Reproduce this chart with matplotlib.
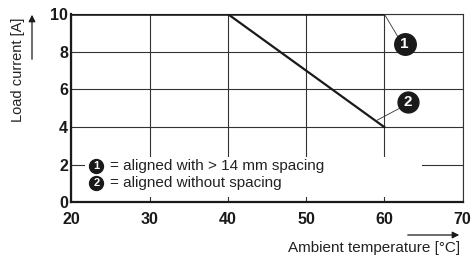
"""Derating curve: load current vs ambient temperature."""
import matplotlib
matplotlib.use("Agg")
import matplotlib.pyplot as plt
from matplotlib.patches import Rectangle, FancyArrowPatch

plt.rcParams["font.family"] = ["Liberation Sans", "DejaVu Sans"]

# curve 1: aligned with > 14 mm spacing
temp_1 = [20, 60]
load_1 = [10, 10]
# curve 2: aligned without spacing
temp_2 = [20, 40, 60]
load_2 = [10, 10, 4]

x_ticks = [20, 30, 40, 50, 60, 70]
y_ticks = [0, 2, 4, 6, 8, 10]
legend_rows = ["= aligned with > 14 mm spacing", "= aligned without spacing"]

INK = "#1a1a1a"
GRID = "#333333"
TXT = "#222222"

fig = plt.figure(figsize=(4.73, 2.56), dpi=100)
ax = fig.add_axes([0.151, 0.209, 0.827, 0.736])
ax.set_xlim(20, 70)
ax.set_ylim(0, 10)
ax.set_xticks(x_ticks)
ax.set_yticks(y_ticks)
ax.tick_params(length=0, labelsize=11.5, colors=INK)
ax.tick_params(axis="x", pad=6.5)
ax.tick_params(axis="y", pad=2.5)
for lab in ax.get_xticklabels() + ax.get_yticklabels():
    lab.set_fontweight("bold")

ax.set_axisbelow(True)
ax.grid(color=GRID, lw=0.8)
for s in ("top", "right"):
    ax.spines[s].set_linewidth(0.8)
    ax.spines[s].set_color(GRID)
for s in ("left", "bottom"):
    ax.spines[s].set_linewidth(1.6)
    ax.spines[s].set_color(INK)

ax.plot(temp_1, load_1, color=INK, lw=1.8, zorder=3, solid_capstyle="butt")
ax.plot(temp_2, load_2, color=INK, lw=1.6, zorder=3)

# white box behind the legend text hides the grid
ax.add_patch(Rectangle((21.7, 0.29), 43.1, 2.12, facecolor="white",
                       edgecolor="none", zorder=1))


def badge(x, y, num, size, fs):
    ax.plot(x, y, "o", ms=size, color=INK, zorder=5)
    ax.text(x, y, num, color="white", fontsize=fs, fontweight="bold",
            ha="center", va="center", zorder=6)


# leader lines and numbered markers
ax.plot([60, 61.75], [10, 8.78], color=GRID, lw=0.6, zorder=4)
badge(62.6, 8.41, "1", 15.5, 11)
ax.plot([58.9, 62.26], [4.33, 5.07], color=GRID, lw=0.6, zorder=4)
badge(63.0, 5.33, "2", 15, 11)

# legend
for i, row in enumerate(legend_rows):
    y = 1.94 - i * 0.91
    badge(23.2, y, str(i + 1), 10, 8)
    ax.text(24.95, y, row, fontsize=11, color=TXT, va="center", zorder=6)

# axis labels with arrows
fig.text(18 / 473, 1 - 70 / 256, "Load current [A]", rotation=90,
         ha="center", va="center", fontsize=10.5, color=TXT)
fig.text(460 / 473, 1 - 248 / 256, "Ambient temperature [°C]",
         ha="right", va="center", fontsize=11, color=TXT)
arrow = dict(arrowstyle="-|>", color=INK, lw=0.9, mutation_scale=10)
fig.add_artist(FancyArrowPatch(
    (32 / 473, 1 - 62 / 256), (32 / 473, 1 - 12 / 256),
    transform=fig.transFigure, **arrow))
fig.add_artist(FancyArrowPatch(
    (405 / 473, 1 - 235 / 256), (462 / 473, 1 - 235 / 256),
    transform=fig.transFigure, **arrow))

fig.savefig("out.png", dpi=100)
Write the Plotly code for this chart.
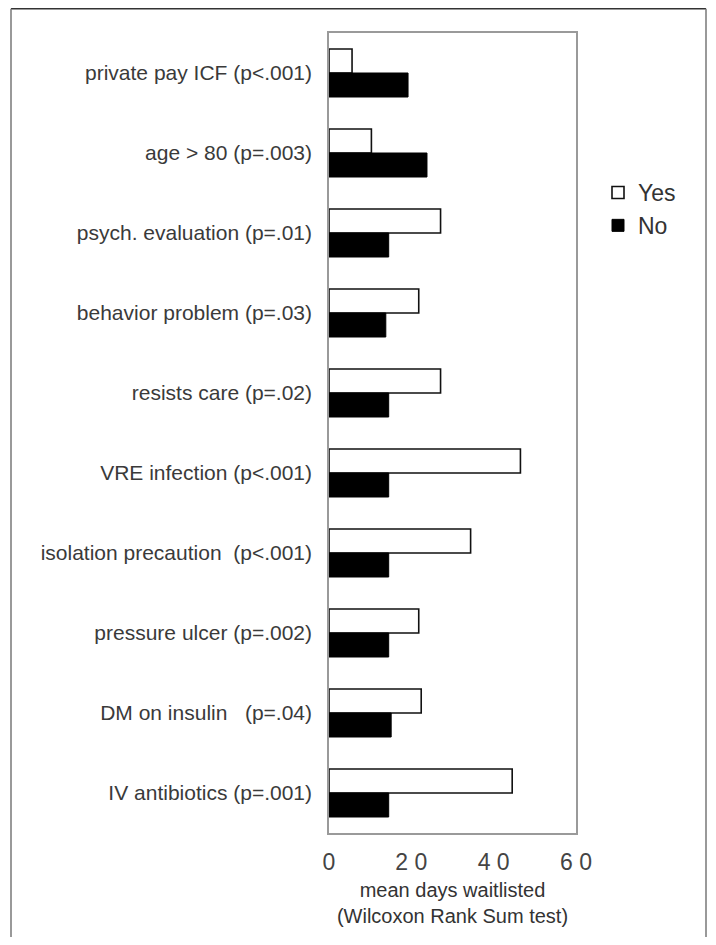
import plotly.graph_objects as go

categories = [
    "private pay ICF (p<.001)",
    "age > 80 (p=.003)",
    "psych. evaluation (p=.01)",
    "behavior problem (p=.03)",
    "resists care (p=.02)",
    "VRE infection (p<.001)",
    "isolation precaution\u00a0 (p<.001)",
    "pressure ulcer (p=.002)",
    "DM on insulin \u00a0 (p=.04)",
    "IV antibiotics (p=.001)",
]
yes_values = [5.6, 10.3, 27.1, 21.8, 27.1, 46.5, 34.4, 21.8, 22.4, 44.5]
no_values = [19.2, 23.8, 14.5, 13.8, 14.5, 14.5, 14.5, 14.5, 15.1, 14.5]

tick_vals = [0, 20, 40, 60]
tick_text = ["0", "2 0", "4 0", "6 0"]

# page has an 8px body margin; figure sized to fit the 716x945 window without scrollbars
OFF = 8
W, H = 708, 929
L, R, T, B = 321, 140, 25, 104
pw, ph = W - L - R, H - T - B


def fx(px):
    """reference-page x pixel -> paper x"""
    return (px - OFF - L) / pw


def fy(py):
    """reference-page y pixel -> paper y"""
    return (H - B - (py - OFF)) / ph


fig = go.Figure()
fig.add_trace(go.Bar(
    name="Yes", y=categories, x=yes_values, orientation="h",
    marker=dict(color="white", line=dict(color="#111111", width=1.6)),
))
fig.add_trace(go.Bar(
    name="No", y=categories, x=no_values, orientation="h",
    marker=dict(color="#000000", line=dict(color="#000000", width=1)),
))

font_family = "Liberation Sans, Arial, sans-serif"

RIGHT_EDGE = 706

fig.update_layout(
    width=W, height=H,
    margin=dict(l=L, r=R, t=T, b=B, pad=0, autoexpand=False),
    paper_bgcolor="white", plot_bgcolor="white",
    barmode="group", bargap=0.4, bargroupgap=0,
    font=dict(family=font_family, color="#333333"),
    showlegend=True,
    legend=dict(
        x=fx(598), y=fy(171), xanchor="left", yanchor="top",
        font=dict(size=23, color="#333333"), traceorder="normal",
        itemwidth=30, tracegroupgap=0, bgcolor="rgba(0,0,0,0)",
    ),
    xaxis=dict(
        range=[0, 60], tickvals=tick_vals, ticktext=tick_text,
        showgrid=False, zeroline=False,
        showline=True, mirror=True, linecolor="#9a9a9a", linewidth=1.5,
        ticks="", ticklabelstandoff=8,
        tickfont=dict(size=23, color="#444444"),
        title=dict(text="mean days waitlisted<br>(Wilcoxon Rank Sum test)",
                   font=dict(size=20, color="#333333"), standoff=9),
    ),
    yaxis=dict(
        autorange="reversed", showgrid=False, zeroline=False,
        showline=True, mirror=True, linecolor="#9a9a9a", linewidth=1.5,
        ticks="", ticklabelstandoff=11,
        tickfont=dict(size=21, color="#3a3a3a"),
    ),
    shapes=[
        dict(type="line", xref="paper", yref="paper",
             x0=fx(11), x1=fx(RIGHT_EDGE), y0=fy(8.75), y1=fy(8.75),
             line=dict(color="#333333", width=1.5)),
        dict(type="line", xref="paper", yref="paper",
             x0=fx(11), x1=fx(11), y0=fy(8.75), y1=fy(945),
             line=dict(color="#777777", width=1.5)),
        dict(type="line", xref="paper", yref="paper",
             x0=fx(RIGHT_EDGE), x1=fx(RIGHT_EDGE), y0=fy(8.75), y1=fy(945),
             line=dict(color="#777777", width=1.5)),
    ],
)

fig.write_html("out.html")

------------------------------------

Given request :: All of the records above must be copied exactly, except for the pictures.

Reply ::
Reproduce this chart with matplotlib.
"""Derating curve: load current vs ambient temperature."""
import matplotlib
matplotlib.use("Agg")
import matplotlib.pyplot as plt
from matplotlib.patches import Rectangle, FancyArrowPatch

plt.rcParams["font.family"] = ["Liberation Sans", "DejaVu Sans"]

# curve 1: aligned with > 14 mm spacing
temp_1 = [20, 60]
load_1 = [10, 10]
# curve 2: aligned without spacing
temp_2 = [20, 40, 60]
load_2 = [10, 10, 4]

x_ticks = [20, 30, 40, 50, 60, 70]
y_ticks = [0, 2, 4, 6, 8, 10]
legend_rows = ["= aligned with > 14 mm spacing", "= aligned without spacing"]

INK = "#1a1a1a"
GRID = "#333333"
TXT = "#222222"

fig = plt.figure(figsize=(4.73, 2.56), dpi=100)
ax = fig.add_axes([0.151, 0.209, 0.827, 0.736])
ax.set_xlim(20, 70)
ax.set_ylim(0, 10)
ax.set_xticks(x_ticks)
ax.set_yticks(y_ticks)
ax.tick_params(length=0, labelsize=11.5, colors=INK)
ax.tick_params(axis="x", pad=6.5)
ax.tick_params(axis="y", pad=2.5)
for lab in ax.get_xticklabels() + ax.get_yticklabels():
    lab.set_fontweight("bold")

ax.set_axisbelow(True)
ax.grid(color=GRID, lw=0.8)
for s in ("top", "right"):
    ax.spines[s].set_linewidth(0.8)
    ax.spines[s].set_color(GRID)
for s in ("left", "bottom"):
    ax.spines[s].set_linewidth(1.6)
    ax.spines[s].set_color(INK)

ax.plot(temp_1, load_1, color=INK, lw=1.8, zorder=3, solid_capstyle="butt")
ax.plot(temp_2, load_2, color=INK, lw=1.6, zorder=3)

# white box behind the legend text hides the grid
ax.add_patch(Rectangle((21.7, 0.29), 43.1, 2.12, facecolor="white",
                       edgecolor="none", zorder=1))


def badge(x, y, num, size, fs):
    ax.plot(x, y, "o", ms=size, color=INK, zorder=5)
    ax.text(x, y, num, color="white", fontsize=fs, fontweight="bold",
            ha="center", va="center", zorder=6)


# leader lines and numbered markers
ax.plot([60, 61.75], [10, 8.78], color=GRID, lw=0.6, zorder=4)
badge(62.6, 8.41, "1", 15.5, 11)
ax.plot([58.9, 62.26], [4.33, 5.07], color=GRID, lw=0.6, zorder=4)
badge(63.0, 5.33, "2", 15, 11)

# legend
for i, row in enumerate(legend_rows):
    y = 1.94 - i * 0.91
    badge(23.2, y, str(i + 1), 10, 8)
    ax.text(24.95, y, row, fontsize=11, color=TXT, va="center", zorder=6)

# axis labels with arrows
fig.text(18 / 473, 1 - 70 / 256, "Load current [A]", rotation=90,
         ha="center", va="center", fontsize=10.5, color=TXT)
fig.text(460 / 473, 1 - 248 / 256, "Ambient temperature [°C]",
         ha="right", va="center", fontsize=11, color=TXT)
arrow = dict(arrowstyle="-|>", color=INK, lw=0.9, mutation_scale=10)
fig.add_artist(FancyArrowPatch(
    (32 / 473, 1 - 62 / 256), (32 / 473, 1 - 12 / 256),
    transform=fig.transFigure, **arrow))
fig.add_artist(FancyArrowPatch(
    (405 / 473, 1 - 235 / 256), (462 / 473, 1 - 235 / 256),
    transform=fig.transFigure, **arrow))

fig.savefig("out.png", dpi=100)
Write the Plotly code for this chart.
import plotly.graph_objects as go

categories = [
    "private pay ICF (p<.001)",
    "age > 80 (p=.003)",
    "psych. evaluation (p=.01)",
    "behavior problem (p=.03)",
    "resists care (p=.02)",
    "VRE infection (p<.001)",
    "isolation precaution\u00a0 (p<.001)",
    "pressure ulcer (p=.002)",
    "DM on insulin \u00a0 (p=.04)",
    "IV antibiotics (p=.001)",
]
yes_values = [5.6, 10.3, 27.1, 21.8, 27.1, 46.5, 34.4, 21.8, 22.4, 44.5]
no_values = [19.2, 23.8, 14.5, 13.8, 14.5, 14.5, 14.5, 14.5, 15.1, 14.5]

tick_vals = [0, 20, 40, 60]
tick_text = ["0", "2 0", "4 0", "6 0"]

# page has an 8px body margin; figure sized to fit the 716x945 window without scrollbars
OFF = 8
W, H = 708, 929
L, R, T, B = 321, 140, 25, 104
pw, ph = W - L - R, H - T - B


def fx(px):
    """reference-page x pixel -> paper x"""
    return (px - OFF - L) / pw


def fy(py):
    """reference-page y pixel -> paper y"""
    return (H - B - (py - OFF)) / ph


fig = go.Figure()
fig.add_trace(go.Bar(
    name="Yes", y=categories, x=yes_values, orientation="h",
    marker=dict(color="white", line=dict(color="#111111", width=1.6)),
))
fig.add_trace(go.Bar(
    name="No", y=categories, x=no_values, orientation="h",
    marker=dict(color="#000000", line=dict(color="#000000", width=1)),
))

font_family = "Liberation Sans, Arial, sans-serif"

RIGHT_EDGE = 706

fig.update_layout(
    width=W, height=H,
    margin=dict(l=L, r=R, t=T, b=B, pad=0, autoexpand=False),
    paper_bgcolor="white", plot_bgcolor="white",
    barmode="group", bargap=0.4, bargroupgap=0,
    font=dict(family=font_family, color="#333333"),
    showlegend=True,
    legend=dict(
        x=fx(598), y=fy(171), xanchor="left", yanchor="top",
        font=dict(size=23, color="#333333"), traceorder="normal",
        itemwidth=30, tracegroupgap=0, bgcolor="rgba(0,0,0,0)",
    ),
    xaxis=dict(
        range=[0, 60], tickvals=tick_vals, ticktext=tick_text,
        showgrid=False, zeroline=False,
        showline=True, mirror=True, linecolor="#9a9a9a", linewidth=1.5,
        ticks="", ticklabelstandoff=8,
        tickfont=dict(size=23, color="#444444"),
        title=dict(text="mean days waitlisted<br>(Wilcoxon Rank Sum test)",
                   font=dict(size=20, color="#333333"), standoff=9),
    ),
    yaxis=dict(
        autorange="reversed", showgrid=False, zeroline=False,
        showline=True, mirror=True, linecolor="#9a9a9a", linewidth=1.5,
        ticks="", ticklabelstandoff=11,
        tickfont=dict(size=21, color="#3a3a3a"),
    ),
    shapes=[
        dict(type="line", xref="paper", yref="paper",
             x0=fx(11), x1=fx(RIGHT_EDGE), y0=fy(8.75), y1=fy(8.75),
             line=dict(color="#333333", width=1.5)),
        dict(type="line", xref="paper", yref="paper",
             x0=fx(11), x1=fx(11), y0=fy(8.75), y1=fy(945),
             line=dict(color="#777777", width=1.5)),
        dict(type="line", xref="paper", yref="paper",
             x0=fx(RIGHT_EDGE), x1=fx(RIGHT_EDGE), y0=fy(8.75), y1=fy(945),
             line=dict(color="#777777", width=1.5)),
    ],
)

fig.write_html("out.html")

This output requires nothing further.